Their work is further distinguished by firmness of touch and delicacy of outline; the designs in gold on lacquer are of this school. Kano Masanobu’s reputation, considerable during his life, was afterwards eclipsed by his eldest son, Motonobu, the real founder of the great Kano riu, which with the Tosa riu, formed the two great art schools, and for more than three centuries afterwards almost monopolized the recognized art teaching of Japan. Sesshiu was so famous for his drawings in black and white that he became known to the Ming Emperor, who persuaded him to undertake the decoration of the Imperial Palace; the School which bears his name were pre-eminent as workers in black and white.
At the end of the seventeenth century lived Hishigawa Moronobu, a native of Kiôto, who cast off the shackles of tradition and ventured to represent the people and customs of his day, in place of working the almost exhausted field of Chinese antiquities; his paintings resemble the Tosa riu in style, and are very careful in drawing and colouring. He had several followers, but none of great note, hence the Hishigawa riu, as it was called, has fallen into obscurity, although its founder is still celebrated as the author of the Ukiyo-ye, or popular style. About this time a more healthful style was attempted by Maruyama Ôkiyo, the first artist who had the boldness to demonstrate that something better might be learned from nature than from the orthodox teachers. The result of his labours was the foundation of the Shijô riu, the professed principle of which was to paint direct from natural objects; had it been fully acted upon, the position of Japan in the art world would now have been very different, but Ôkiyo had not strength to break the bonds imposed by the example of the great painters of his country, and the new element was seriously weakened by admixture with the old. Some of the most beautiful works in the country have, however, emanated from Ôkiyo and his pupils.
The beginning of the nineteenth century brought into the field a new set of artists whose designs, reproduced on lacquer, pottery, and porcelain, and in bronze, wood, and ivory, were destined to carry the fame of the decorative art of the Japanese over the whole civilized world. These men, simple artisans, with Hokusai at their head formed the modern Ukiyo-ye or “popular school,” and signalized themselves as movers in the first assertion of the intellectual independence of their class.
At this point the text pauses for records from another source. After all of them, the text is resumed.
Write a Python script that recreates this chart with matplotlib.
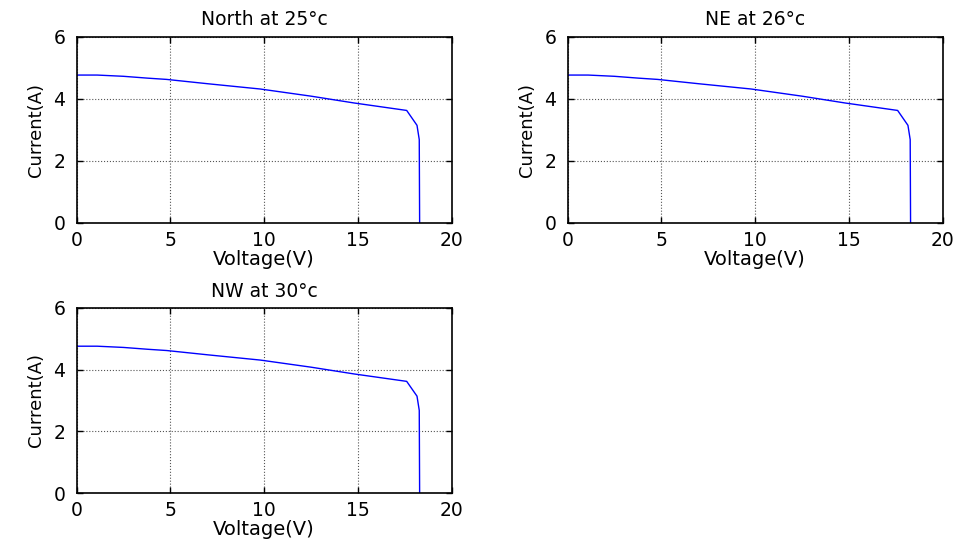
import matplotlib
matplotlib.use('Agg')
import matplotlib.pyplot as plt

# I-V curve (same shape in all three panels)
voltage = [0.0, 1.1, 2.5, 3.8, 4.8, 7.0, 9.8, 12.5, 14.8, 17.6, 18.15, 18.27, 18.29]
current = [4.76, 4.76, 4.72, 4.66, 4.62, 4.48, 4.31, 4.08, 3.86, 3.62, 3.14, 2.68, 0.0]

titles = ['North at 25°c', 'NE at 26°c', 'NW at 30°c']
xticks = [0, 5, 10, 15, 20]
yticks = [0, 2, 4, 6]

plt.rcParams['font.family'] = ['DejaVu Sans']

fig = plt.figure(figsize=(9.57, 5.46), dpi=100)
positions = [
    [0.080, 0.592, 0.392, 0.341],
    [0.593, 0.592, 0.392, 0.341],
    [0.080, 0.097, 0.392, 0.339],
]

for title, pos in zip(titles, positions):
    ax = fig.add_axes(pos)
    ax.plot(voltage, current, color='blue', linewidth=1)
    ax.set_xlim(0, 20)
    ax.set_ylim(0, 6)
    ax.set_xticks(xticks)
    ax.set_yticks(yticks)
    ax.grid(True, color='#555555', linestyle=':', linewidth=0.8)
    ax.tick_params(axis='x', direction='in', top=True, labelsize=13.5,
                   length=4, width=1, pad=6)
    ax.tick_params(axis='y', direction='in', right=True, labelsize=13.5,
                   length=4, width=1, pad=8)
    for sp in ax.spines.values():
        sp.set_linewidth(1.2)
    ax.set_title(title, fontsize=13.5, pad=8)
    ax.set_xlabel('Voltage(V)', fontsize=14, labelpad=0)
    ax.set_ylabel('Current(A)', fontsize=13, labelpad=6)

fig.savefig('out.png', dpi=100)
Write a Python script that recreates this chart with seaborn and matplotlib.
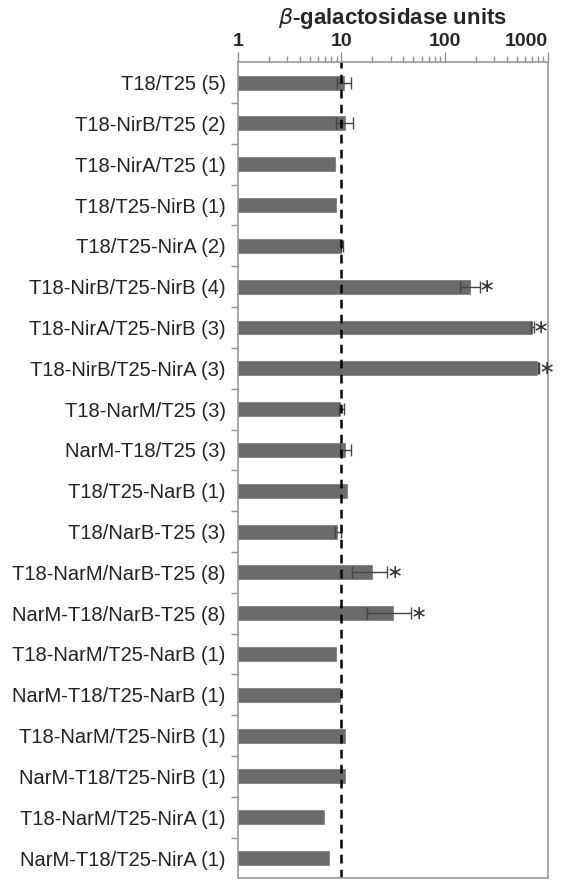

Of Hokusai himself, but little is known; the only printed records of his life are found in the prefaces, written by his friends, to his numerous works. It is said he was born in Honjo, a quarter of Yedo, in 1760, and was the son of Nakajima Ise, a mirror-maker. As a child he gave promise of his genius, and at an early age became the pupil of Shun-Sui Katsukawa, an artist of some note in his time. Following the puzzling practice of his fellows, he adopted successively several artist-names, but is generally known as Hokusai of Katsushika. Katsushika is a ward of Yedo, in which he appears to have passed the best part of his life. His first forty-five or fifty years were spent in comparative obscurity, and his public career did not commence until about 1810, when he was induced to take a wider range of action by establishing himself in Yedo as an industrial artist and teacher of drawing. Pupils quickly flocked to him, and his original sketches being insufficient to provide them with models, he was led to multiply them by engravings, and to this end the publication of the “Mangua,” or “rough sketches,” was commenced. The novelty and beauty of the woodcuts attracted immediate attention, and the draughtsman and teacher became almost at once a celebrity in a wide though humble sphere. His fame grew as volume after volume of his book appeared, and edition after edition sold, and there were not wanting learned and clever men to write admiring prefaces to each issue, imitators to print rival works, and a multitude of pupils of his own class to perpetuate his name and style.